I’m always reminded of the power of perspective when I step into the role of mediator in my work.
I have worn this hat on more than 200 occasions and I am always amazed at how the causes behind the discontent that brings two or more people to the brink of war almost always come down to the same drivers.
The parties involved were looking at the same situation from opposing angles.
In other words, they were all seeing the same things and then placing different meanings on them.
The Habit of Checking Your Perspective
The Habit of Checking your Perspective offers a unique opportunity to remind ourselves that all we have available to us to make sense of the world in which we live, is the interpretation we place on events in our lives.
Facts in and of themselves play only a small role in the way we make our way through life. Our feelings play a far greater role in the quality of our lives than facts ever can and these feelings are formed by our perspective – the meaning we place on events rather than the events themselves.
Much like the chicken and the egg theory, we can never be sure whether our emotions are the result of our perspective or whether our perspective is triggered by our emotions
Mediation is often requested when two or more people, or two or more groups of people, seem unable to play nicely together in in a sandbox, with each side explaining the need for the invasion.
My role as mediator is not to favour one side over the other, nor is it to change the opinion of any one group.
My role is simpler than that: it is to encourage each side to expand their viewpoint so as to accept that as committed as they may be to the “truth” of their position, their position is neither right nor wrong, it is the meaning they have chosen to make sense of the situation.

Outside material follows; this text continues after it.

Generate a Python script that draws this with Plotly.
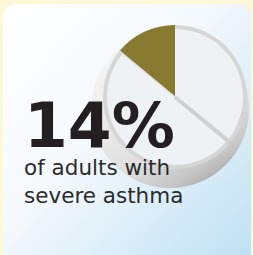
import base64
import math
import plotly.graph_objects as go

# ---------------- data ----------------
labels = ["Adults with severe asthma", "Other adults"]
values = [14, 86]
headline = "14%"
caption = ["of adults with", "severe asthma"]

OLIVE = "#887a30"
FACE = "#eff2f5"
RING = "#d6d6d6"

W, H = 253, 255
CX, CY = 175, 97          # pie centre (px)
R_OUT, R_IN = 72, 68      # outer (rim) and inner (face) radius (px)

share_deg = values[0] / sum(values) * 360   # wedge angle, ends at 12 o'clock


def dom(cx, cy, r):
    return dict(x=[(cx - r) / W, (cx + r) / W],
                y=[1 - (cy + r) / H, 1 - (cy - r) / H])


# ---------------- background (panel + tablet body) ----------------
svg = f"""<svg xmlns='http://www.w3.org/2000/svg' width='{W}' height='{H}' viewBox='0 0 {W} {H}'>
<defs>
<linearGradient id='g' x1='0' y1='0' x2='1' y2='1'>
<stop offset='0' stop-color='#ffffff'/>
<stop offset='0.42' stop-color='#f5f9fc'/>
<stop offset='1' stop-color='#bcdff3'/>
</linearGradient>
<linearGradient id='b' x1='0.25' y1='0.2' x2='0.75' y2='1'>
<stop offset='0' stop-color='#f2f2f2'/>
<stop offset='0.6' stop-color='#e0e0e0'/>
<stop offset='0.85' stop-color='#c6c6c6'/>
<stop offset='1' stop-color='#a6a6a6'/>
</linearGradient>
</defs>
<rect width='{W}' height='{H}' fill='#fdf9d8'/>
<rect x='3' y='4' width='248' height='270' rx='13' fill='url(#g)'/>
<circle cx='170' cy='109' r='79' fill='url(#b)'/>
</svg>"""
src = "data:image/svg+xml;base64," + base64.b64encode(svg.encode()).decode()

fig = go.Figure()

# rim pie (olive wedge full radius, rest = rim grey)
fig.add_trace(go.Pie(
    labels=labels, values=values, sort=False, direction="clockwise",
    rotation=-share_deg, marker=dict(colors=[OLIVE, RING], line=dict(width=0)),
    textinfo="none", hoverinfo="skip", showlegend=False,
    domain=dom(CX, CY, R_OUT)))
# face pie
fig.add_trace(go.Pie(
    labels=labels, values=values, sort=False, direction="clockwise",
    rotation=-share_deg, marker=dict(colors=[OLIVE, FACE], line=dict(width=0)),
    textinfo="none", hoverinfo="skip", showlegend=False,
    domain=dom(CX, CY, R_IN)))

# score line along the wedge's left edge, derived from the share
ang = math.radians(share_deg)
sx, sy = math.sin(ang), math.cos(ang)
c = (CX / W, 1 - CY / H)
lower = ((CX + R_OUT * sx) / W, 1 - (CY + R_OUT * sy) / H)
upper = ((CX - R_OUT * sx) / W, 1 - (CY - R_OUT * sy) / H)
shapes = [
    dict(type="line", xref="paper", yref="paper", x0=c[0], y0=c[1],
         x1=lower[0], y1=lower[1], line=dict(color="#d0d0d0", width=4)),
    dict(type="line", xref="paper", yref="paper", x0=c[0], y0=c[1],
         x1=upper[0], y1=upper[1], line=dict(color="#e2e2e2", width=1.5)),
]

text = (f"<span style='font-size:63px;font-weight:bold;color:#231f20'>{headline}</span>"
        f"<br>{caption[0]}<br>{caption[1]}")

annotations = [
    dict(text=text, xref="paper", yref="paper", x=22 / W, y=1 - 210 / H,
         xanchor="left", yanchor="bottom", align="left", showarrow=False,
         font=dict(family="DejaVu Sans", size=21.5, color="#2b2b2b")),
]

fig.update_layout(
    width=W, height=H, margin=dict(l=0, r=0, t=0, b=0),
    paper_bgcolor="#fdf9d8", plot_bgcolor="rgba(0,0,0,0)",
    images=[dict(source=src, xref="paper", yref="paper", x=0, y=1,
                 sizex=1, sizey=1, xanchor="left", yanchor="top",
                 sizing="stretch", layer="below")],
    shapes=shapes, annotations=annotations,
)

fig.write_html("out.html", config={"displayModeBar": False},
               post_script="document.body.style.margin='0';document.body.style.overflow='hidden';")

Recently I met with two groups of executives of a large multinational corporation. They were bitterly divided over the direction they felt the company should take and, as you may have guessed, neither side was willing to concede that the other had any validity to their viewpoint.
Both sides were equally keen to point out that theirs was a “fact-based” position, and therefore correct; the other side “didn’t know what they were talking about.”
What About Those Pesky “Alternative Facts?”
Most of us think what we believe is an irrefutable, indisputable fact, which of course must mean any viewpoint to the contrary can only be wrong.
We spent considerable time talking about the power of perspective and its effect upon us and I introduced The Habit of Checking Your Perspective with a strong recommendation that it be practiced by all.
To my delight, it was, and within a few days both sides were willing to start looking for the positives in the others opinion while at the same time becoming willing to more closely examine their facts.
As we have said many times; everything we believe to be true is true, for us, until it isn’t. I know of no greater way of broadening our perspective than a willingness to explore and seek the positive and the good in the perspective of others, because this practice our willingness to explore other possibilities.
It is said that the quality of our lives is merely the quality of our perspective which means we have the gifted ability to see opportunity in adversity, future joy in present sadness and a bright and shiny light in our moments of deepest darkness.
And with a little practice The Habit of Checking Your Perspective could help get you there in record time.
Let’s make a habit of meeting like this.